AIM.
Copy exactly the lines that run from the top of the listing to the line containing "Chart.register(...registerables);", both ends included, and omit the pictures.

MATERIAL PROVIDED.
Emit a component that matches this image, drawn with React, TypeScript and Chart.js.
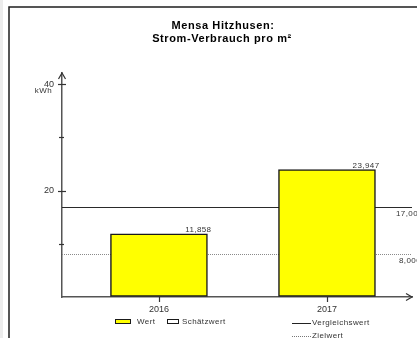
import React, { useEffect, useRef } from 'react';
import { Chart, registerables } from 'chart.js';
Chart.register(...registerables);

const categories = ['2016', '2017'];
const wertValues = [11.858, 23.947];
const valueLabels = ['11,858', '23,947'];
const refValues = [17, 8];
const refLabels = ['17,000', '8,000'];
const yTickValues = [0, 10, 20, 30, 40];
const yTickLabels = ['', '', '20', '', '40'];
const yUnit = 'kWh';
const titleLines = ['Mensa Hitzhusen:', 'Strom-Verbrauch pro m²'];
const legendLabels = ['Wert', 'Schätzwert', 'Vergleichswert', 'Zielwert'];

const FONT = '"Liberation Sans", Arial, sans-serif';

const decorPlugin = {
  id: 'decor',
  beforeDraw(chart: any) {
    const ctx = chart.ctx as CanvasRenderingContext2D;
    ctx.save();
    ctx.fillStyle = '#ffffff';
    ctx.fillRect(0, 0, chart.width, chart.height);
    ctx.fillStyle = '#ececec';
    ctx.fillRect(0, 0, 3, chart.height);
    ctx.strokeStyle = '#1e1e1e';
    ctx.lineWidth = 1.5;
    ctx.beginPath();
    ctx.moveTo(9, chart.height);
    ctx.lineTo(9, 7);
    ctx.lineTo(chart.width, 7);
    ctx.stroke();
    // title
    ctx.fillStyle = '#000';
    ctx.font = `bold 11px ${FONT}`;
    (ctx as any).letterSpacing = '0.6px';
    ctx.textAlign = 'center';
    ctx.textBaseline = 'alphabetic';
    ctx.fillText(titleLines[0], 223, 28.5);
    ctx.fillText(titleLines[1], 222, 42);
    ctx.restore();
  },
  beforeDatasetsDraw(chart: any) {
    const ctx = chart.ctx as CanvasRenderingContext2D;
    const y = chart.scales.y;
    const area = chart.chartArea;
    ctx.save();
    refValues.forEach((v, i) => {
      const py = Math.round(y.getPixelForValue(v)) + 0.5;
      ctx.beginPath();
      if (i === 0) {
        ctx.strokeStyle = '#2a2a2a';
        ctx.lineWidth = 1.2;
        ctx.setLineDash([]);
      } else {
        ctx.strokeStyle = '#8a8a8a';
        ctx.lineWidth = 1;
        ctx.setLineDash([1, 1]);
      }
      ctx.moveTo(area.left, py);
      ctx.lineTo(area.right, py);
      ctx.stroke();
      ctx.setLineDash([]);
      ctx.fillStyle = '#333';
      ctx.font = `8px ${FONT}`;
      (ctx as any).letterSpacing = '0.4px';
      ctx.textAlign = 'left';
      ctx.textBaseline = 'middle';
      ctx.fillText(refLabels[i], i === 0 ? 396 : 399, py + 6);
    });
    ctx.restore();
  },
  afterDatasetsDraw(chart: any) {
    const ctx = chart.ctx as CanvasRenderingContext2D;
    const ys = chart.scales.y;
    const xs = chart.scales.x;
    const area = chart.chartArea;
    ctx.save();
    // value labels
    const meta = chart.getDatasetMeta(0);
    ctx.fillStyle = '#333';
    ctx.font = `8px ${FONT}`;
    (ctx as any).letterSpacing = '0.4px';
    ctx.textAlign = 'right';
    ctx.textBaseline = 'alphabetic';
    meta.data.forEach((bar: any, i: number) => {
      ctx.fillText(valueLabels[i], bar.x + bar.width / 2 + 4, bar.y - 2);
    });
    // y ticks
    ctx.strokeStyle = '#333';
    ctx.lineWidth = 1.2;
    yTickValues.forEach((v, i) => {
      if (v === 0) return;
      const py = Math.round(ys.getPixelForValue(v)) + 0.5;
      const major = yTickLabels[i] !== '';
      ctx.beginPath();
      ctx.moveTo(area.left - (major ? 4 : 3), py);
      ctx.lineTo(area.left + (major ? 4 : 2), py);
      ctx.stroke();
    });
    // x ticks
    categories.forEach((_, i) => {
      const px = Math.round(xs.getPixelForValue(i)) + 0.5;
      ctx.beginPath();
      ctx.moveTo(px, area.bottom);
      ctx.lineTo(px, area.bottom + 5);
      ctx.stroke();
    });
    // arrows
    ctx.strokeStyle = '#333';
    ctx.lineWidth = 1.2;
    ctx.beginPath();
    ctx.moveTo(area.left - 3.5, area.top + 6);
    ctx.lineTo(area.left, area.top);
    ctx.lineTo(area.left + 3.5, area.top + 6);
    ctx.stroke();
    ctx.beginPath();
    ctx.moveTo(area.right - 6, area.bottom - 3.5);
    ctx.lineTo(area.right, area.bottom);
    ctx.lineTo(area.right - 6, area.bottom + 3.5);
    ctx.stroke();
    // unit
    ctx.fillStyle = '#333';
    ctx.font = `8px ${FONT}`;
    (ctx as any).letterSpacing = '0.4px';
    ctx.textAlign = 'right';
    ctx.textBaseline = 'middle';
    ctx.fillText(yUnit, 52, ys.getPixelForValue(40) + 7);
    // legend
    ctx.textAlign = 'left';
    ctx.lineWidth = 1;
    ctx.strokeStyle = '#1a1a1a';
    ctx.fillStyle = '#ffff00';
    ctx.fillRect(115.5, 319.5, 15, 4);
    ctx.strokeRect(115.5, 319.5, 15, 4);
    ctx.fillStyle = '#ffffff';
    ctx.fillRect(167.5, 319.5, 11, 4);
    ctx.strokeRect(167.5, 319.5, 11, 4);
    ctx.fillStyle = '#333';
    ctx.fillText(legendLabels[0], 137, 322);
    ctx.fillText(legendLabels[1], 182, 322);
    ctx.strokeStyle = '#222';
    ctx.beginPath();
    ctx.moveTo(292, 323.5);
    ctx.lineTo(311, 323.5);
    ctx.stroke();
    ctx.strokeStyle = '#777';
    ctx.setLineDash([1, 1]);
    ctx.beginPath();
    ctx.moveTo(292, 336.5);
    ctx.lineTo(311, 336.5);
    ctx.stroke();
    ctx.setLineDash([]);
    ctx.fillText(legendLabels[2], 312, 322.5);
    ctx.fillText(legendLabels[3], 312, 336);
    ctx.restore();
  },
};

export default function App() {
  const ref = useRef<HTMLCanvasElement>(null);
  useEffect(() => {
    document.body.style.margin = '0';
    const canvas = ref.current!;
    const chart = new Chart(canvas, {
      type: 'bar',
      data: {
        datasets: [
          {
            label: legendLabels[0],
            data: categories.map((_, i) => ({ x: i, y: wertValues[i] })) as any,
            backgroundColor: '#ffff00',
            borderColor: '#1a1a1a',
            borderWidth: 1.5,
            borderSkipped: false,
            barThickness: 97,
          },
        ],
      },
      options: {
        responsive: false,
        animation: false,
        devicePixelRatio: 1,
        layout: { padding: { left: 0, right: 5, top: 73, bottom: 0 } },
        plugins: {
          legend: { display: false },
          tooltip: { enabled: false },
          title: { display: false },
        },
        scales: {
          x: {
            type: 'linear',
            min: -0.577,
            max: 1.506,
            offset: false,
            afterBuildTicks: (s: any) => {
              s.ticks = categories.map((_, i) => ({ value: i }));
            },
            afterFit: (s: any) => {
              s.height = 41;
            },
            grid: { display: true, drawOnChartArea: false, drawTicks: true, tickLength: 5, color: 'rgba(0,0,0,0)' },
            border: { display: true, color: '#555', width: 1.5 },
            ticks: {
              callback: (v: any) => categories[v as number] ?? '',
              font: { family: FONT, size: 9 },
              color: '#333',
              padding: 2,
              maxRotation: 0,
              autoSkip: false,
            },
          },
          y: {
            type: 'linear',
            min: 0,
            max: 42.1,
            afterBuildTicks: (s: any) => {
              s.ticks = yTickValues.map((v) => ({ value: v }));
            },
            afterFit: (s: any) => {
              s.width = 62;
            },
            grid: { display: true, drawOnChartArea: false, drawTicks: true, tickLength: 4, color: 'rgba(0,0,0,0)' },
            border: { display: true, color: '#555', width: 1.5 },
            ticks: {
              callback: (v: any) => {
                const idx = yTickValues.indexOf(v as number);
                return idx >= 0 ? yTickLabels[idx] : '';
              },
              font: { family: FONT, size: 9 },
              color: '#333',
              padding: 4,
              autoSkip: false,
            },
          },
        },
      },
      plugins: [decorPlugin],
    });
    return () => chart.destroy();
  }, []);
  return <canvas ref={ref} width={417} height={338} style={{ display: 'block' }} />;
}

ANSWER TO THE PROBLEM.
Emit a component that matches this image, drawn with React, TypeScript and Chart.js.
import React, { useEffect, useRef } from 'react';
import { Chart, registerables } from 'chart.js';
Chart.register(...registerables);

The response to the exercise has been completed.